Rohingya refugees from Myanmar is suing Facebook for over $150 billion, alleging that the social media platform failed to act against hate speech that fueled real-world violence against the minority in the region.
“Facebook is like a robot programmed with a singular mission: to grow. And the undeniable reality is that Facebook’s growth, fueled by hate, division, and misinformation, has left hundreds of thousands of devastated Rohingya lives in its wake,” the lawsuit, filed in California superior court on Dec. 6, alleged.
The plaintiff will seek to apply Burmese law to the claims to circumvent the Communications Decency Act in the U.S. that legally protects tech companies from content posted by users.
The 71-page complaint cited an investigation by the United Nations Independent International Fact-Finding Mission on Myanmar that found that Facebook had a “determining role” in the genocide of Rohingya Muslims.

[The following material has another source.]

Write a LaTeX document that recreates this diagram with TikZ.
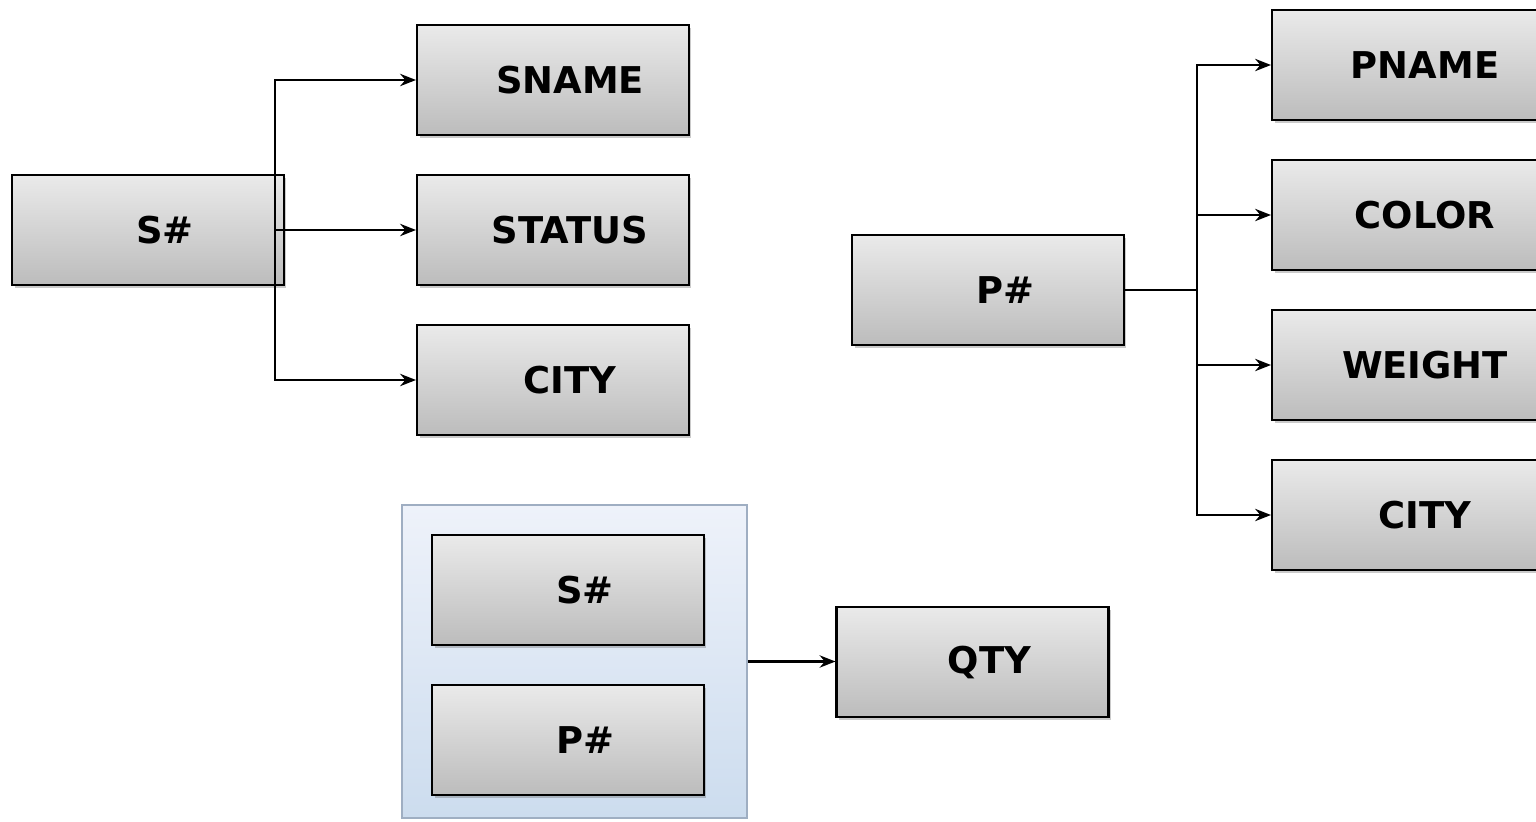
\documentclass[tikz,border=0pt]{standalone}
\usepackage{fontspec}
\setmainfont{DejaVu Sans}
\usetikzlibrary{arrows.meta,shadows}
\definecolor{boxtop}{HTML}{EAEAEA}
\definecolor{boxbot}{HTML}{BCBCBC}
\definecolor{keytop}{HTML}{EEF2FA}
\definecolor{keybot}{HTML}{CCDCEE}
\definecolor{keyline}{HTML}{9FAEC2}
\tikzset{
  attr/.style={draw=black, line width=1.2pt, rectangle, inner sep=0pt,
    minimum width=5.44cm, minimum height=2.2cm,
    top color=boxtop, bottom color=boxbot,
    drop shadow={shadow xshift=0.05cm, shadow yshift=-0.06cm, opacity=0.35, fill=black!60},
    font=\fontsize{21}{24}\selectfont\bfseries,
    execute at begin node={\hspace*{0.68cm}}},
  keybox/.style={draw=keyline, line width=1pt, rectangle, inner sep=0pt,
    minimum width=6.9cm, minimum height=6.26cm,
    top color=keytop, bottom color=keybot},
  conn/.style={line width=1.2pt, -{Stealth[length=9pt,width=7pt]}},
  trunk/.style={line width=1.4pt}
}
\begin{document}
\begin{tikzpicture}[x=0.02cm,y=-0.02cm]
\useasboundingbox (0,0) rectangle (1536,822);
\clip (0,0) rectangle (1536,822);

% supplier relation
\node[attr] (s) at (148,230) {S\#};
\node[attr] (sname) at (553,80) {SNAME};
\node[attr] (status) at (553,230) {STATUS};
\node[attr] (scity) at (553,380) {CITY};
\coordinate (sj) at (275,230);
\draw[conn] (sj) |- (sname.west);
\draw[conn] (sj) -- (status.west);
\draw[conn] (sj) |- (scity.west);

% part relation
\node[attr] (p) at (988,290) {P\#};
\node[attr] (pname) at (1408,65) {PNAME};
\node[attr] (color) at (1408,215) {COLOR};
\node[attr] (weight) at (1408,365) {WEIGHT};
\node[attr] (pcity) at (1408,515) {CITY};
\coordinate (pj) at (1197,290);
\draw[trunk] (p.east) -- (pj);
\draw[conn] (pj) |- (pname.west);
\draw[conn] (pj) |- (color.west);
\draw[conn] (pj) |- (weight.west);
\draw[conn] (pj) |- (pcity.west);

% shipment relation with composite key
\node[keybox] (key) at (574.5,661.5) {};
\node[attr] (ks) at (568,590) {S\#};
\node[attr] (kp) at (568,740) {P\#};
\node[attr] (qty) at (972.5,662) {QTY};
\draw[conn] (key.east) -- (key.east -| qty.west);
\end{tikzpicture}
\end{document}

The complaint also cited “thousands” of anti-Rohingya Facebook posts such as those “likening the Rohingya to animals, calling for Rohingya to be killed, describing the Rohingya as foreign invaders, and falsely accusing Rohingya of heinous crimes.”
In 2018, Facebook — now Meta — admitted in a blog post that it did not do “enough to help prevent our platform from being used to foment division and incite offline violence” following a report by independent non-profit organization Business for Social Responsibility.
However, the lawsuit criticized the blog post as an “underwhelming response” that “failed to capture… what it had had done and the role it played.”